George D. Lundberg, MD  

Disclosures

September 18, 2017

Hello and welcome. I am Dr George Lundberg and this is At Large at Medscape.

September is "be kind to addicts" month. Addiction is no laughing matter. Once chemical addiction is well established, it is probably lifelong. Thus, prevention is the key. Maximum education, parental and societal authority, law, and culture should make an effort to delay the introduction of potentially addicting substances into American youth as long as possible. The more mature a brain becomes, the less likely it will respond to exposure with lifelong addiction.

But for the already addicted, whether the drug is ethyl alcohol, nicotine, opiates, or opioids, harm reduction should be the goal of therapy. These dictates are not religious, philosophical, or ideological; they are scientific clinical medicine and public health.

Today I want to focus on tobacco smoking and nicotine addiction.

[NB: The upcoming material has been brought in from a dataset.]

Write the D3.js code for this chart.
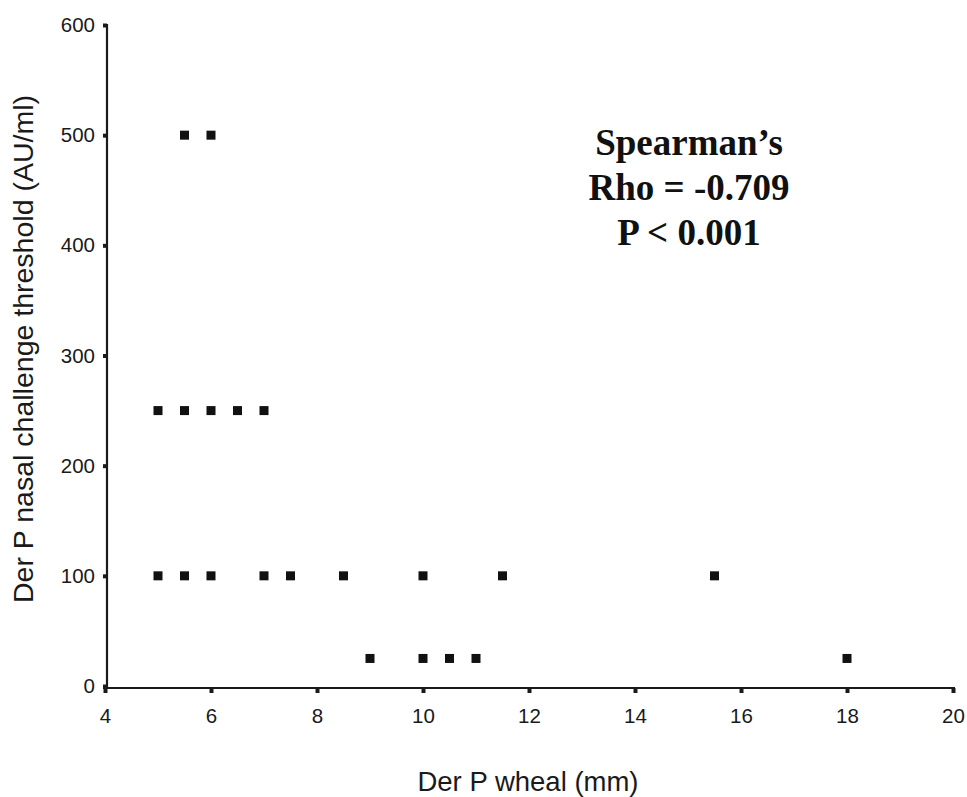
<!DOCTYPE html>
<html><head><meta charset="utf-8">
<script src="https://cdn.jsdelivr.net/npm/d3@7"></script>
<style>body{margin:0;background:#fff}svg{display:block}</style>
</head><body>
<svg id="c" width="967" height="797"></svg>
<script>
const wheal = [5.5, 6, 5, 5.5, 6, 6.5, 7, 5, 5.5, 6, 7, 7.5, 8.5, 10, 11.5, 15.5, 9, 10, 10.5, 11, 18];
const threshold = [500, 500, 250, 250, 250, 250, 250, 100, 100, 100, 100, 100, 100, 100, 100, 100, 25, 25, 25, 25, 25];
const xTicks = [4, 6, 8, 10, 12, 14, 16, 18, 20];
const yTicks = [0, 100, 200, 300, 400, 500, 600];
const annotation = ["Spearman\u2019s", "Rho = -0.709", "P < 0.001"];

const svg = d3.select("#c");
const x = d3.scaleLinear().domain([4, 20]).range([105, 953]);
const y = d3.scaleLinear().domain([0, 600]).range([686, 25]);
const font = "Arial, 'Liberation Sans', sans-serif";
const ink = "#1a1a1a";

// X axis
const xa = svg.append("g").attr("transform", "translate(0,688)")
  .call(d3.axisBottom(x).tickValues(xTicks).tickSize(5).tickPadding(15).tickFormat(d3.format("d")));
xa.select(".domain").attr("stroke", ink).attr("stroke-width", 2.2).attr("d", "M103,0H955");
xa.selectAll(".tick line").attr("stroke", ink).attr("stroke-width", 4);
xa.selectAll(".tick text").attr("font-family", font).attr("font-size", 20.5).attr("fill", ink);

// Y axis
const ya = svg.append("g").attr("transform", "translate(107,0)")
  .call(d3.axisLeft(y).tickValues(yTicks).tickSize(4).tickPadding(8).tickFormat(d3.format("d")));
ya.select(".domain").attr("stroke", ink).attr("stroke-width", 2.2).attr("d", "M0,24V689");
ya.selectAll(".tick line").attr("stroke", ink).attr("stroke-width", 4);
ya.selectAll(".tick text").attr("font-family", font).attr("font-size", 20.5).attr("fill", ink);

// Points
const pts = wheal.map((w, i) => ({ w, t: threshold[i] }));
const s = 9;
svg.append("g").selectAll("rect").data(pts).join("rect")
  .attr("x", d => x(d.w) - s / 2).attr("y", d => y(d.t) - s / 2)
  .attr("width", s).attr("height", s).attr("fill", "#111");

// Axis titles
svg.append("text").attr("x", 528).attr("y", 791).attr("text-anchor", "middle")
  .attr("font-family", font).attr("font-size", 27.5).attr("fill", ink).text("Der P wheal (mm)");
svg.append("text").attr("transform", "translate(33,349) rotate(-90)").attr("text-anchor", "middle")
  .attr("font-family", font).attr("font-size", 28.5).attr("fill", ink).text("Der P nasal challenge threshold (AU/ml)");

// Annotation
svg.append("g").selectAll("text").data(annotation).join("text")
  .attr("x", 689).attr("y", (d, i) => 155 + i * 45).attr("text-anchor", "middle")
  .attr("font-family", "'Liberation Serif', 'Times New Roman', serif").attr("font-weight", "bold")
  .attr("font-size", 37).attr("fill", "#111").text(d => d);
</script>
</body></html>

An American tipping point looms for supporting harm reduction with tobacco. All of us, together, should double down on our efforts to prevent the premature deaths of some 40,000 US smokers a month, or 480,000 US deaths each year from smoking-related illness.[1]

I hate the tobacco industry and its knowingly murder-for-profit actions. Of course, lifelong abstinence from nicotine is the preferred route. But that approach fails for many and we collectively seem to say, "Quit smoking or die," while offering no other practical options. But now we can do better. We know how to be tough against the tobacco addiction industry and also kind to the addicted victims and their loved ones. Two "simple" steps can take us two giant leaps forward.

Giant Leaps Forward

First: Pass federal legislation or state legislation in all 50 states, making the growing, manufacture, advertising, marketing, sale, possession, and use of tobacco for smoking illegal in the United States of America.

Wow! Seriously.

Second: Recognize that for the highly addicted nicotine addicts, their addiction, if incurable, can be safely sustained by legal provision of nicotine via other methods that do not include tobacco combustion. US Food and Drug Administration (FDA)-approved prescription products such as nicotine patches and gum suffice for some nicotine-dependent individuals. But other products provide the opportunity for the great leap forward.

I have twice published on these pages in favor of the use of e-cigarettes by nicotine addicts (with various public health safeguards against use or accidental overdose by children) as a reasonable means of reducing harm.[2,3] I reaffirm that position today.

But another major player in the harm-reduction field should be given serious consideration in the United States and, most likely, a fast track into mainstream use. The supporting research is voluminous, the public health success revolutionary. Quick disclosure: I am 100% genetically Swedish, although born in the USA, and I happen to believe that the modern Swedes do a lot of things really well.

A moist form of smokeless tobacco in a pouch that is placed under the upper lip and called "snus" has been in common use in Sweden for several decades. Its widespread acceptance and use is credited by many as the key reason why adult daily tobacco smoking rates in Sweden are now 5%, by far the lowest in Europe, which averages 30%.[4] That rate is vastly superior to the comparatively favorable US rates of 15%, a number that trended dramatically downward from the 1960s rate of 42% but then slowed in the 2000s. This Swedish success was achieved by strategically shifting the confirmed nicotine addicts away from inhaling combustion products and toward the oral nicotine delivery pouches.

Snus and e-cigarettes provide two kind methods to greatly reduce harm for those recalcitrant American nicotine addicts who otherwise would continue to inhale tobacco smoke with all of its toxic elements. They offer nicotine fixes without the killing poisons, a clear winner for kindness.

Let's do it. Let's beat Big Tobacco. Legislators, FDA, show even more compassion for smokers, please. With drug addicts, let's be redemptive, not punitive.

That is my opinion. I am Dr George Lundberg, at large at Medscape.